Welcome! This is a simple notebook to demo Small-Fry usage. If you have any questions, please feel free to contact [tginart](https://github.com/tginart).

For the purposes of this demo, we will be compressing 1,000 rows (words) from the offical [Wiki Gigawords GloVe embeddings]. Our demo embeddings are light-weight enough to keep within the code repository.  

Although Small-Fry can be used as a command line utility, it is recommended to use Small-Fry as an API. 

First, import the library:

In [None]:
import smallfry as sfry

Space constraints:
* We are going to use the default bitrate, R = 1, for compression.
* If you have more space for your embeddings, be sure to give yourself a looser memory constraint!
* You may specify either as an approximate memory budget (in bytes) or as a bitrate (avg bits per entry in embeddings matrix)
* For most downstream applications, in order to incur <1% loss in extrinsic performance, the bitrate should be somewhere in (0.1,3). See TODO:paperlink for more details.

Output directory:
* You may optionally specify an output directory using the param outdir. 
* Otherwise, Small-Fry will write to the same directory containing the source embeddings.

Prior:
* The prior should be specified as word frequency counts over a corpus. Small-Fry automatically normalizes the frequency counts into a probability vector. 
* The prior should be a Python dictionary mapping word to float, saved in the `.npy` format. See [`numpy.save`](https://docs.scipy.org/doc/numpy-1.14.0/re)
* As discussed in TODO:paperlink, Small-Fry is robust to noisy priors. If you do not have a prior of your own, and your application will be processing common English, please use [this prior], collected from the wiki16 corpus [cite].

We proceed to define inputs for the compressor.

In [None]:
source_path = "glove.head.txt" #1000 lines out of the offical glove.6B.50d embeddings
prior_path = "prior.npy" #A prior for these 1000 words in dict format saved as npy.
word_rep = "trie" #Let's use the marisa-trie representation for the word list. It's more compact that a dict!

We are now ready to make the API call:

In [None]:
word2idx, sfry_path = sfry.compress(source_path, prior_path, word_rep=word_rep)

Your Small-Fry embeddings have been written to file! I bet you they're pretty small! Let's check the filesizes before and after!

First, let's see how big the original embeddings are:

In [None]:
import os
os.popen("ls -lha glove.head.txt").read()

And now, let's check out the size of the Small-Fry embeddings:

In [None]:
os.popen("du -h glove.head.txt.sfry --apparent-size").read()

Wow!
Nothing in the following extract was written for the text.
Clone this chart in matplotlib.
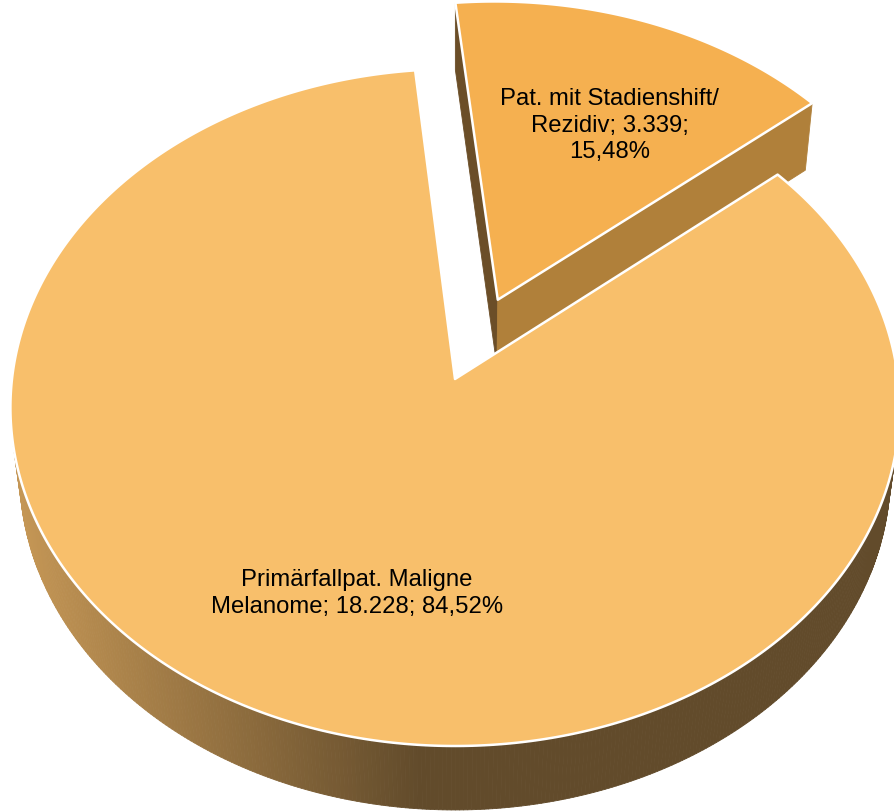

That's small!

Now, let's see how we can efficiently query for word vectors without inflating the entire `.sfry` representation.

Like with other embeddings, the user is responsible for keeping track of the word representation returned by the Small-Fry compressor, in `word2idx`. Optionally, the word representation can be automatically saved by the `compress` call, using the `write-word-rep` flag.

The path to Small-Fry's compressed embeddings is returned in `sfry_path`. Both of these returns are used in Small-Fry's `query` API call.

We proceed to define the inputs for the querying:

In [None]:
word = 'them' #The query word 
word_rep = word2idx #This can be a path to a saved word rep, or the Python object itself -- either way works.
query_path = sfry_path #This must be a path to a saved Small-Fry directory

We proceed to call the query routine:

In [None]:
word_vector = sfry.query(word, word_rep, query_path) #returns a numpy vector

print(word_vector)

But reading from disk can be slow! That's why Small-Fry can create a memory-mapped representation using `numpy.memmap`.

Use `sfry.load` to generate a Python wrapper object as follows: 

In [None]:
my_smallfry = sfry.load(sfry_path, word2idx) #generates a wrapper object for memory-mapped Small-Fry

And to query with your Small-Fry wrapper, just try:

In [None]:
print(my_smallfry.query(word))

It is as easy as that! You are now ready to use Small-Fry embeddings for your favorite NLP apps!